[dba-SQLServer] Billions and billions of rows

Jim Lawrence accessd at shaw.ca
Fri Aug 28 12:42:10 CDT 2015


Impressive as always. You should write an ebook on your discoveries of how to optimize performance on such a huge amount of data, on an MS SQL DB.

Jim

----- Original Message -----
From: "John W. Colby" <jwcolby at gmail.com>
To: "Access Developers discussion and problem solving" <accessd at databaseadvisors.com>, "Discussion concerning MS SQL Server" <dba-sqlserver at databaseadvisors.com>
Sent: Friday, August 21, 2015 9:25:30 AM
Subject: Re: [dba-SQLServer] Billions and billions of rows

Just an update, after rebuilding this as a pair of fields - FKDB101 / 
FKSimmons (Int), set as the PK (clustered index) and compressed (page), 
the total storage dropped to just the storage of the data (compressed) 
and a tiny little amount (a hundred mbytes?) that SQL Server uses for 
something index related.

The time to get counts has dropped by an order of magnitude.  Just to 
recap, previously I would look up in a Simmons Definition table what 
operations were required to "translate" a given field in DB101 to a 
corresponding field in Simmons.  Simmons has 220 defined "fields" which 
are "translated from DB101 and mapped into Simmons". Just as an example, 
I have a single age field.  Simmons has (IIRC) 5 year age brackets.  So 
to count people in simmons age bracket 30-35 I would pull all records 
with an age between 30 and 35 and count them.  From that example you can 
see that to get that specific Simmons count I had to dynamically create 
SQL and perform a count on the pulled set of records.

Given that, the counts for each simmons data point took around 3.5 
minutes to define the dynamic sql (not particularly time intensive) and 
then pull and count the required records against the full DB101 data set 
(220 million records).  And of course the actual time varied all over 
the map, but that was the average.

So what I did was "preselect" the records that fit each simmons data 
point and stored it in this new junction table

a pair of fields - FKDB101 / FKSimmons (Int)

So now, while I still have to perform joins on at least one other table, 
the join is between the already selected PKDB101 set and another table.

The results are lightning fast, with each count requiring about 9 
seconds (average for junction table) instead of about 3.5 minutes 
(dynamic sql).  I can now do my entire count of all 220 Simmons data 
points in around 30 minutes instead of days.

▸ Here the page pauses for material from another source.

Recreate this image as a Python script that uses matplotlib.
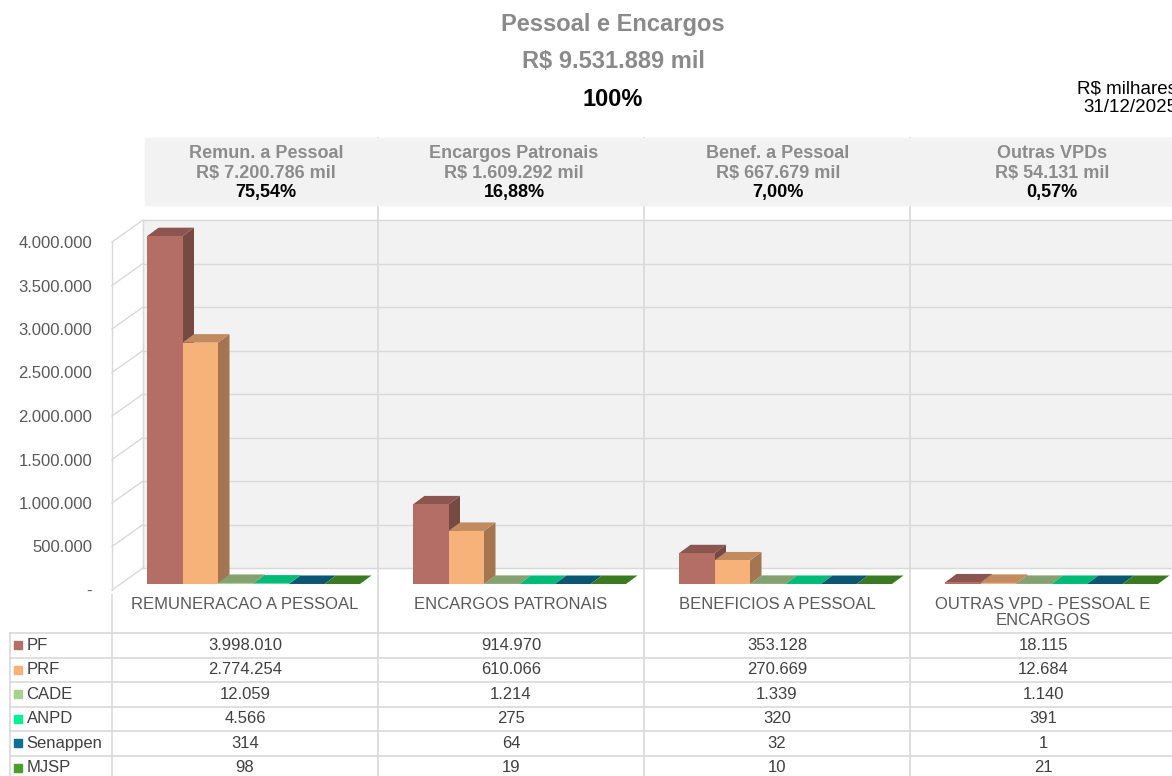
import matplotlib
matplotlib.use("Agg")
import matplotlib.pyplot as plt
from matplotlib.patches import Polygon, Rectangle
from matplotlib.lines import Line2D
from matplotlib.colors import to_rgb
from matplotlib.transforms import blended_transform_factory

plt.rcParams['font.family'] = ['Liberation Sans', 'DejaVu Sans']

# ── Data ─────────────────────────────────────────────────────────────────────
categories = ["REMUNERACAO A PESSOAL", "ENCARGOS PATRONAIS",
              "BENEFICIOS A PESSOAL", "OUTRAS VPD - PESSOAL E\nENCARGOS"]
series = ["PF", "PRF", "CADE", "ANPD", "Senappen", "MJSP"]
pf       = [3998010, 914970, 353128, 18115]
prf      = [2774254, 610066, 270669, 12684]
cade     = [12059, 1214, 1339, 1140]
anpd     = [4566, 275, 320, 391]
senappen = [314, 64, 32, 1]
mjsp     = [98, 19, 10, 21]
values = [pf, prf, cade, anpd, senappen, mjsp]
colors = ["#b46e66", "#f7b27a", "#a9d08e", "#00f09a", "#0e6f94", "#4a9e2c"]

group_titles = ["Remun. a Pessoal", "Encargos Patronais", "Benef. a Pessoal", "Outras VPDs"]
group_totals = ["R$ 7.200.786 mil", "R$ 1.609.292 mil", "R$ 667.679 mil", "R$ 54.131 mil"]
group_shares = ["75,54%", "16,88%", "7,00%", "0,57%"]
yticks = [0, 500000, 1000000, 1500000, 2000000, 2500000, 3000000, 3500000, 4000000]

# ── Layout (pixels, origin top-left) ─────────────────────────────────────────
W, H = 1172, 776
CAT_W = 266
WALL = (31, 22)       # depth of side wall
PLANE = (8.5, 6)      # bar front plane inside the box
DEPTH = (11.5, 8.5)   # bar depth
BAR_W = 35.5
GAP = 26.5
HEADER_X = [266, 514, 778, 1052]
ROW_TOP, ROW_H = 633, 24.5
GRID = "#d9d9d9"


def fx(px):
    return px / W


def fy(py):
    return 1 - py / H


def fmt(v):
    return f"{v:,}".replace(",", ".")


def shade(c, f):
    return tuple(x * f for x in to_rgb(c))


fig = plt.figure(figsize=(W / 100, H / 100), dpi=100)
ax = fig.add_axes([fx(112), fy(590), 4 * CAT_W / W, (590 - 242) / H])
ax.set_xlim(0, 4)
ax.set_ylim(0, 4000000)
ax.patch.set_visible(False)
for s in ax.spines.values():
    s.set_visible(False)
ax.set_xticks([])
ax.set_yticks(yticks)
ax.set_yticklabels(["-" if v == 0 else fmt(v) for v in yticks])
ax.tick_params(axis='y', length=0, pad=14.4, labelsize=12, labelcolor="#595959")

UX = 1 / CAT_W
UY = 4000000 / 348.0
wx, wy = WALL[0] * UX, WALL[1] * UY
bt = blended_transform_factory(ax.transData, fig.transFigure)

# ── Titles ───────────────────────────────────────────────────────────────────
fig.text(fx(613), fy(25), "Pessoal e Encargos", ha='center', va='center',
         fontsize=17, fontweight='bold', color="#8a8a8a")
fig.text(fx(613), fy(62), "R$ 9.531.889 mil", ha='center', va='center',
         fontsize=17, fontweight='bold', color="#8a8a8a")
fig.text(fx(613), fy(100), "100%", ha='center', va='center',
         fontsize=17, fontweight='bold', color="black")
fig.text(fx(1177), fy(89), "R$ milhares", ha='right', va='center', fontsize=13.5)
fig.text(fx(1177), fy(108), "31/12/2025", ha='right', va='center', fontsize=13.5)

# ── Header band ──────────────────────────────────────────────────────────────
fig.patches.append(Rectangle((fx(145), fy(205)), 1 - fx(145), (205 - 138) / H,
                             transform=fig.transFigure, color="#f2f2f2", zorder=0))
for i in range(4):
    fig.text(fx(HEADER_X[i]), fy(153), group_titles[i], ha='center', va='center',
             fontsize=13, fontweight='bold', color="#8c8c8c")
    fig.text(fx(HEADER_X[i]), fy(173), group_totals[i], ha='center', va='center',
             fontsize=13, fontweight='bold', color="#8c8c8c")
    fig.text(fx(HEADER_X[i]), fy(193), group_shares[i], ha='center', va='center',
             fontsize=13, fontweight='bold', color="black")

# ── Walls ────────────────────────────────────────────────────────────────────
ax.add_patch(Rectangle((wx, wy), 4.2, 4000000, color="#f2f2f2", zorder=0, clip_on=False))
for v in yticks:
    ax.plot([wx, 4.2], [v + wy, v + wy], color=GRID, lw=1, zorder=1, clip_on=False)
    ax.plot([0, wx], [v, v + wy], color=GRID, lw=1, zorder=1, clip_on=False)
ax.plot([0, 0], [0, 4000000], color=GRID, lw=1, zorder=1, clip_on=False)
ax.plot([wx, wx], [wy, 4000000 + wy], color=GRID, lw=1, zorder=1, clip_on=False)

# ── Bars ─────────────────────────────────────────────────────────────────────
dx, dy = DEPTH[0] * UX, DEPTH[1] * UY
y0 = PLANE[1] * UY
for c in range(4):
    for s in range(len(series)):
        v = values[s][c]
        x0 = c + (PLANE[0] + GAP + s * BAR_W) * UX
        w = BAR_W * UX
        col = colors[s]
        side = [(x0 + w, y0), (x0 + w, y0 + v), (x0 + w + dx, y0 + v + dy), (x0 + w + dx, y0 + dy)]
        top = [(x0, y0 + v), (x0 + w, y0 + v), (x0 + w + dx, y0 + v + dy), (x0 + dx, y0 + v + dy)]
        ax.add_patch(Polygon(side, closed=True, facecolor=shade(col, 0.66), lw=0, zorder=3, clip_on=False))
        ax.add_patch(Polygon(top, closed=True, facecolor=shade(col, 0.78), lw=0, zorder=3, clip_on=False))
        ax.add_patch(Rectangle((x0, y0), w, v, facecolor=col, lw=0, zorder=3, clip_on=False))

# ── Category separators and labels ───────────────────────────────────────────
for k in range(1, 4):
    ax.plot([k, k], [fy(138), 0], color=GRID, lw=1.2, transform=bt, zorder=5, clip_on=False)
ax.plot([0, 0], [fy(595), 0], color=GRID, lw=1.2, transform=bt, zorder=5, clip_on=False)
for c, name in enumerate(categories):
    ax.text(c + 0.5, fy(597), name, transform=bt, ha='center', va='top',
            fontsize=12, color="#595959", linespacing=1.12)

# ── Data table ───────────────────────────────────────────────────────────────
for r in range(len(series) + 1):
    y = ROW_TOP + r * ROW_H
    fig.add_artist(Line2D([fx(10), 1], [fy(y), fy(y)], color=GRID, lw=1.2))
fig.add_artist(Line2D([fx(10), fx(10)], [fy(ROW_TOP), 0], color=GRID, lw=1.2))
for s, name in enumerate(series):
    yc = fy(ROW_TOP + (s + 0.5) * ROW_H)
    fig.patches.append(Rectangle((fx(14), yc - 4 / H), 8 / W, 8 / H,
                                 transform=fig.transFigure, color=colors[s]))
    fig.text(fx(26.5), yc, name, ha='left', va='center', fontsize=12, color="#404040")
    for c in range(4):
        ax.text(c + 0.5, yc, fmt(values[s][c]), transform=bt, ha='center', va='center',
                fontsize=12, color="#404040")

fig.savefig("out.png", dpi=100)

The junction table contains just over seven billion records.  DB101 
contains about 220 million records and several hundred fields.  The 
Simmons table contains 228 records, each record mapping one specific 
DB101 field into a similar Simmons "field".

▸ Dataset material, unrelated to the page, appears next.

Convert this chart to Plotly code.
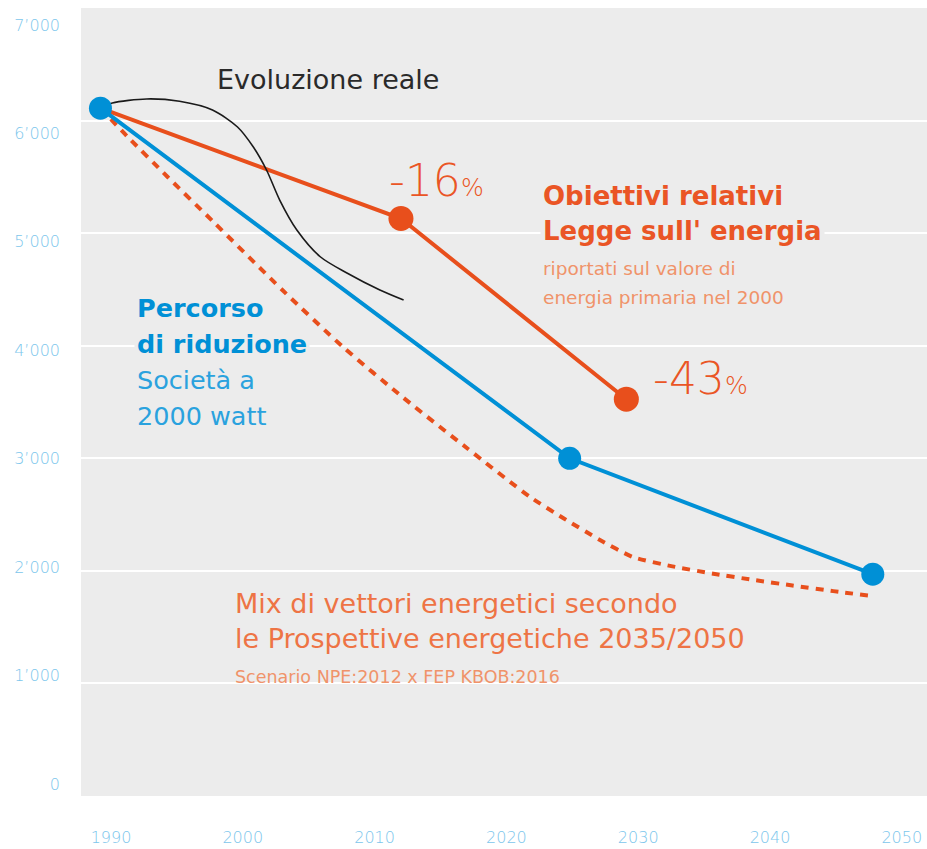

The simmons information is then further filtered on other (non simmons) 
fields in DB101, for example simmons counts against people with 
diabetes, or people who are jewish, or people who go cruising.

SQL Server is very efficient in determining how to select the various 
parts of a query to optimize the retrieval of the result set, so it 
tends to preselect the jewish (for example) records and then only 
perform the "simmons stuff" against that much smaller result set.

What this means is that using either method (old dynamic sql or new 
junction table) the actual time to get the counts will be reduced by the 
"other selection" criteria.  But the junction table method still wins 
hands down in time to completion.

John W. Colby

On 8/9/2015 11:06 PM, John W. Colby wrote:
> So the table ended up with 7 billion rows and a combined 320 gb data 
> and index space.
>
> I decided to rebuild the table using just the FKs (PKSimmons and 
> PKDB101), and a PK of those two fields combined.  I also compressed 
> the index (page).  It is unclear how much compression I will get since 
> the data being compressed are two integer FK fields.  All just 
> scientific inquiry.  :)
>
> I can say however that the Index storage is almost nothing.
>
> So I ran a count on the first attempt at this junction table, 
> selecting just the second PKSimmons and the time was 1.5 minutes vs 
> just over 2 minutes for doing it the old (hard coded) way.  Not a 
> significant savings I must admit.  That was with a noncompressed / non 
> clustered index however.  We shall see whether a single compressed / 
> clustered index will speed things up.  Of course it is likely to take 
> me another day to yank the two FK fields out of the first table and 
> insert into the new table (insert into / select).